3. Change the code to make the test (& all previous tests) pass (adding items to the list as you discover them)

4. Optionally refactor to improve the implementation design

5. Until the list is empty, go back to #2

As you can see, these are literally the same steps we outlined.

Now, let’s look at the three rules of TDD as outlined by Uncle Bob:

1. You are not allowed to write any production code unless it is to make a failing unit test pass.

2. You are not allowed to write any more of a unit test than is sufficient to fail; and compilation failures are failures.

3. You are not allowed to write any more production code than is sufficient to pass the one failing unit test.

We started with the tests, as outlined in the rule 1.

We stopped writing the test as soon as we could no longer make it compile, as outlined in rule 2.

We added implementation to make the test pass, as outlined in rule 3.
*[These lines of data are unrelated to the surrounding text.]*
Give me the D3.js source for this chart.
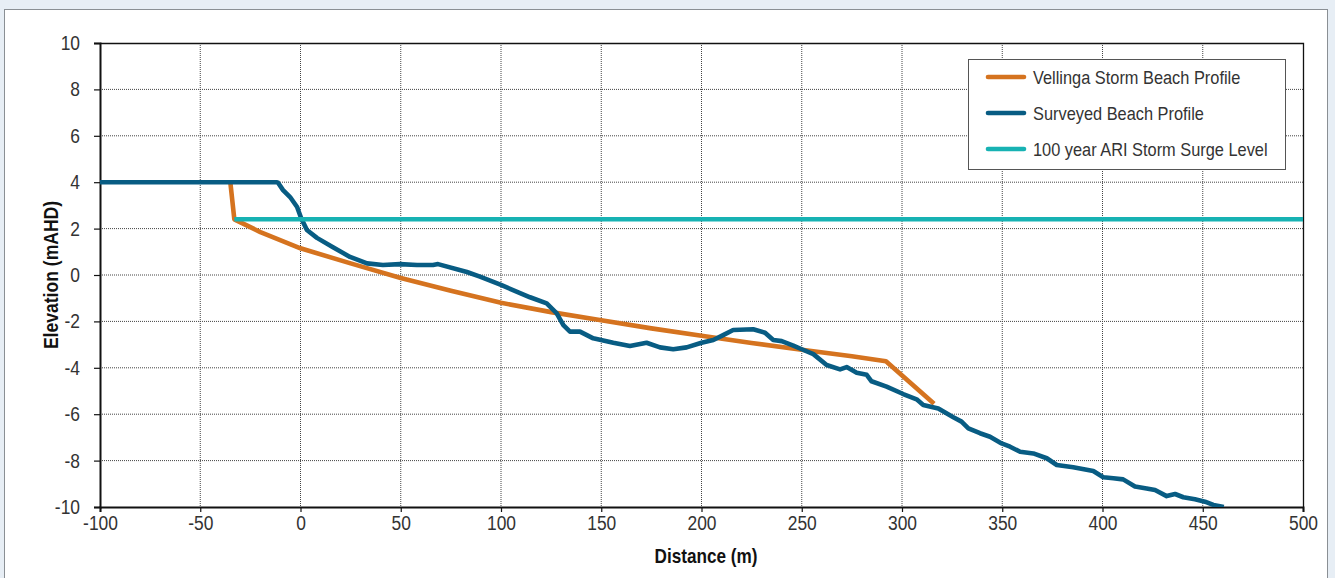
<!DOCTYPE html>
<html>
<head>
<meta charset="utf-8">
<script src="https://cdn.jsdelivr.net/npm/d3@7"></script>
<style>
  body { margin: 0; background: #e7eef5; }
  svg { display: block; }
  text { font-family: "Liberation Sans", Arial, sans-serif; }
  .tick text { font-size: 20px; fill: #333; }
  .lbl { font-weight: bold; font-size: 19.5px; fill: #111; }
  .leg { font-size: 18.5px; fill: #333; }
</style>
</head>
<body>
<svg id="chart" width="1335" height="578"></svg>
<script>
// axis ticks
var xTicks = [-100, -50, 0, 50, 100, 150, 200, 250, 300, 350, 400, 450, 500];
var yTicks = [-10, -8, -6, -4, -2, 0, 2, 4, 6, 8, 10];

// Vellinga storm beach profile [distance, elevation]
var vellinga = [
    [-35, 4.0], [-33, 2.4], [-20, 1.85], [0, 1.15], [25, 0.5], [50, -0.13],
    [75, -0.68], [100, -1.2], [125, -1.6], [150, -1.95], [175, -2.3],
    [200, -2.62], [225, -2.93], [250, -3.22], [275, -3.5], [292, -3.72],
    [316, -5.55]
];

// surveyed beach profile [distance, elevation]
var surveyed = [
    [-100, 4.0], [-12, 4.0], [-11.2, 3.98], [-8.7, 3.66], [-5.2, 3.36], [-1.7, 2.93],
    [0.3, 2.46], [3.2, 1.94], [8.2, 1.6], [16.2, 1.2], [24.7, 0.78], [33.2, 0.5],
    [41.1, 0.43], [49.6, 0.47], [58.1, 0.43], [66.1, 0.43], [68.6, 0.47],
    [83.0, 0.13], [89.5, -0.07], [100, -0.43], [114.5, -0.96], [122.8, -1.22],
    [127.8, -1.65], [131.1, -2.16], [134.4, -2.44], [139.4, -2.44], [146, -2.73],
    [156, -2.92], [164.3, -3.06], [172.6, -2.92], [179.3, -3.12], [185.9, -3.2],
    [192.6, -3.12], [200, -2.92], [205.9, -2.8], [210.8, -2.59], [215.8, -2.37],
    [225.8, -2.34], [231.7, -2.49], [235.8, -2.8], [240, -2.85], [245.8, -3.04],
    [250, -3.2], [255.8, -3.41], [262.4, -3.88], [269.1, -4.07], [272.4, -3.97],
    [277.4, -4.21], [282.4, -4.3], [284.8, -4.58], [292.3, -4.81], [300.6, -5.13],
    [307.3, -5.36], [310.6, -5.6], [318.1, -5.75], [325.6, -6.13], [329.7, -6.32],
    [333.1, -6.61], [338.9, -6.82], [343.9, -6.97], [349.7, -7.26], [353.9, -7.4],
    [358.9, -7.62], [365.5, -7.69], [372.2, -7.9], [377.2, -8.19], [385.4, -8.29],
    [395.4, -8.45], [400.4, -8.72], [405.4, -8.76], [410.3, -8.81], [416.2, -9.12],
    [422, -9.2], [426.2, -9.27], [432, -9.53], [436.2, -9.44], [440.3, -9.58],
    [446.1, -9.67], [451.1, -9.77], [455.3, -9.91], [460.5, -10.0]
];

// 100 year ARI storm surge level
var surge = [[-33, 2.4], [500, 2.4]];

var seriesNames = ["Vellinga Storm Beach Profile", "Surveyed Beach Profile", "100 year ARI Storm Surge Level"];
var seriesColors = ["#d5731f", "#085c83", "#17b2b3"];

var svg = d3.select("#chart");

// squeeze text horizontally to get a condensed look
function narrow(sel, k) {
    sel.each(function () {
        var t = d3.select(this);
        var tx = +t.attr("x") || 0;
        var prev = t.attr("transform") || "";
        t.attr("x", 0).attr("transform", prev + " translate(" + tx + ",0) scale(" + k + ",1)");
    });
}

// white panel
svg.append("rect")
    .attr("x", 4.5).attr("y", 9.5)
    .attr("width", 1323).attr("height", 600)
    .attr("fill", "#fff")
    .attr("stroke", "#8a8f94")
    .attr("stroke-width", 1);

var pLeft = 100, pRight = 1303, pTop = 43, pBottom = 507;

var x = d3.scaleLinear().domain([-100, 500]).range([pLeft, pRight]);
var y = d3.scaleLinear().domain([-10, 10]).range([pBottom, pTop]);

// grid
var grid = svg.append("g");
grid.selectAll("line.gx")
    .data(xTicks.slice(1, -1))
  .enter().append("line")
    .attr("x1", function (d) { return x(d); }).attr("x2", function (d) { return x(d); })
    .attr("y1", pTop).attr("y2", pBottom)
    .attr("stroke", "#444").attr("stroke-width", 1).attr("stroke-dasharray", "1,1");
grid.selectAll("line.gy")
    .data(yTicks.slice(1, -1))
  .enter().append("line")
    .attr("y1", function (d) { return y(d); }).attr("y2", function (d) { return y(d); })
    .attr("x1", pLeft).attr("x2", pRight)
    .attr("stroke", "#444").attr("stroke-width", 1).attr("stroke-dasharray", "1,1");

// top + right frame
svg.append("path")
    .attr("d", "M" + pLeft + "," + (pTop + 0.5) + "H" + (pRight + 0.5) + "V" + pBottom)
    .attr("fill", "none").attr("stroke", "#111").attr("stroke-width", 1.3);

// axes
var fmt = function (d) { return String(d); };
var xAxis = svg.append("g")
    .attr("transform", "translate(0," + pBottom + ")")
    .call(d3.axisBottom(x).tickValues(xTicks).tickFormat(fmt).tickSize(5).tickPadding(4));
var yAxis = svg.append("g")
    .attr("transform", "translate(" + pLeft + ",0)")
    .call(d3.axisLeft(y).tickValues(yTicks).tickFormat(fmt).tickSize(6).tickPadding(14));
[xAxis, yAxis].forEach(function (a) {
    a.attr("font-family", null).attr("font-size", null);
    a.select(".domain").attr("stroke", "#111").attr("stroke-width", 2);
    a.selectAll(".tick line").attr("stroke", "#111").attr("stroke-width", 1.2);
    narrow(a.selectAll(".tick text"), 0.87);
});

// lines
var line = d3.line()
    .x(function (d) { return x(d[0]); })
    .y(function (d) { return y(d[1]); });

svg.append("defs").append("clipPath").attr("id", "clip")
  .append("rect").attr("x", pLeft).attr("y", pTop - 3).attr("width", pRight - pLeft + 3).attr("height", pBottom - pTop + 3);

var plot = svg.append("g").attr("clip-path", "url(#clip)");
[vellinga, surveyed, surge].forEach(function (s, i) {
    plot.append("path")
        .datum(s)
        .attr("d", line)
        .attr("fill", "none")
        .attr("stroke", seriesColors[i])
        .attr("stroke-width", 4.6)
        .attr("stroke-linejoin", "round");
});

// axis titles
var xt = svg.append("text")
    .attr("class", "lbl")
    .attr("x", 706).attr("y", 563)
    .attr("text-anchor", "middle")
    .text("Distance (m)");
narrow(xt, 0.88);
svg.append("text")
    .attr("class", "lbl")
    .attr("transform", "translate(58," + y(0) + ") rotate(-90) scale(0.9,1)")
    .attr("text-anchor", "middle")
    .text("Elevation (mAHD)");

// legend
var leg = svg.append("g").attr("transform", "translate(968,59)");
leg.append("rect")
    .attr("x", 0.5).attr("y", 0.5).attr("width", 317).attr("height", 110)
    .attr("fill", "#fff").attr("stroke", "#555").attr("stroke-width", 1);
seriesNames.forEach(function (n, i) {
    var ly = 18 + i * 36;
    leg.append("line")
        .attr("x1", 20).attr("x2", 56).attr("y1", ly).attr("y2", ly)
        .attr("stroke", seriesColors[i]).attr("stroke-width", 4.6).attr("stroke-linecap", "round");
    var t = leg.append("text")
        .attr("class", "leg")
        .attr("x", 65).attr("y", ly + 7)
        .text(n);
    narrow(t, 0.885);
});
</script>
</body>
</html>
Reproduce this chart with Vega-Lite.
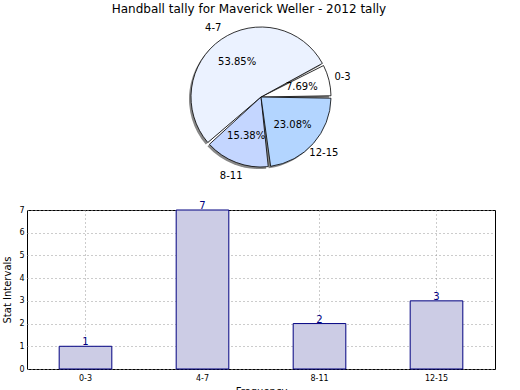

So, ladies and gentlemen, this is what TDD is. Whether it’s useful or not, it’s up to you to decide. But at least you know what it’s supposed to be and how to do it.

Comments

[Gary Fry]

TDD relies on smarts, experience and being able to test the corner cases of the requirements, amongst the complexity which already exists. It also requires an understanding of the business domain, the technical constraints / opportunities of the code / environment you're working with.

TDD isn't a silver bullet. It's like Agile ... having a healthy attitude and frame work towards achieving a sensible solution only works when the team are engaged and on-board.